In the third of our exclusive classical masterclass video series, Carlos Bonell demonstrates his tremolo technique to Bridget Mermikides.
The amazing Carlos Bonell presents his third video on classical-guitar technique.
Tremolo really is a great effect, and although you do often hear a similar sound coming from other stringed instruments - mandolin in particular - the way it’s performed on the classical guitar is unique. Tremolo is a way of creating a melodic line by repeating the same note in quick succession. On classical guitar this is done using three fingers of the picking hand and is combined with a bass line played by the thumb.

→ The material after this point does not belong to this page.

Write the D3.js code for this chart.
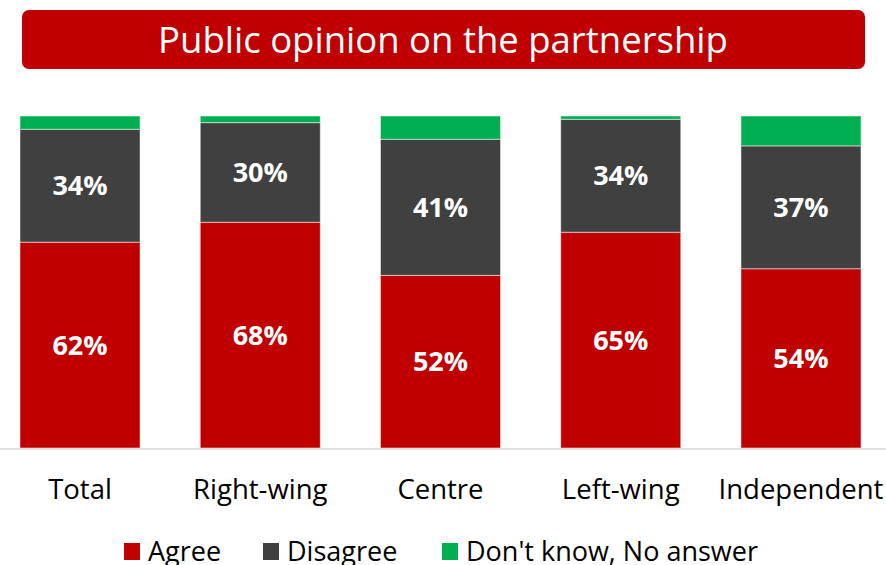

This month Carlos takes us through the steps of playing an arpeggio using ‘pami’ across different strings and gradually bringing in the fingers to repeat on the same string (Ex 1 and 2). The idea is to achieve fluency in the technique by using the same reflex action as with a repeated downwards arpeggio.
Next Carlos talks about the positioning of the fretting hand. A classical guitar has a wide neck and wide spaces between the strings and, unlike electric guitar technique where the thumb reaches around and ‘grips’ the neck, a classical guitarist needs to keep the thumb lower down behind the neck to enable the fingers to reach all of the strings more easily. Also to accommodate the larger fret board size, Carlos demonstrates how ‘pivoting’ the arm from the shoulder rather than fishing with the fingers individually, can help to reach different chords shapes (see Exercises 3 and 4).

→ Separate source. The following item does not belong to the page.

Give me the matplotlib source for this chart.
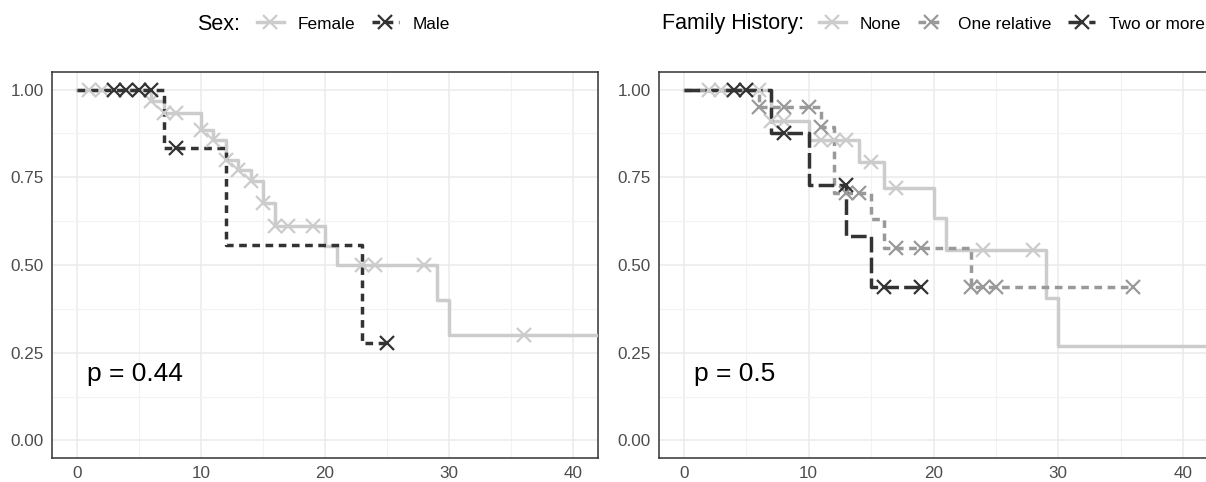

The rest stroke, being a heavier stroke, is perfect for playing single-line melodies and also for producing the accent and the rhythmic shape.
Continuing with the fretting hand, Carlos now shows us some useful hammer-on and pull-off exercises. These short exercises use all the combinations between the four fingers and first of all separate the hammer ons and pull offs, before then combining the two. These are very much stamina building exercises and Carlos warns not to push the speed if you feel pain or aching in the arm. It’s a question of gradually increasing what you can manage and being aware and careful when increasing a speed and duration.
These exercises are for building technique and stamina, and need to be practiced with care and attention to how you feel. Carlos warns that if you experience pain you must stop and rest. Little and often is the best way to build up strength in the fretting hand.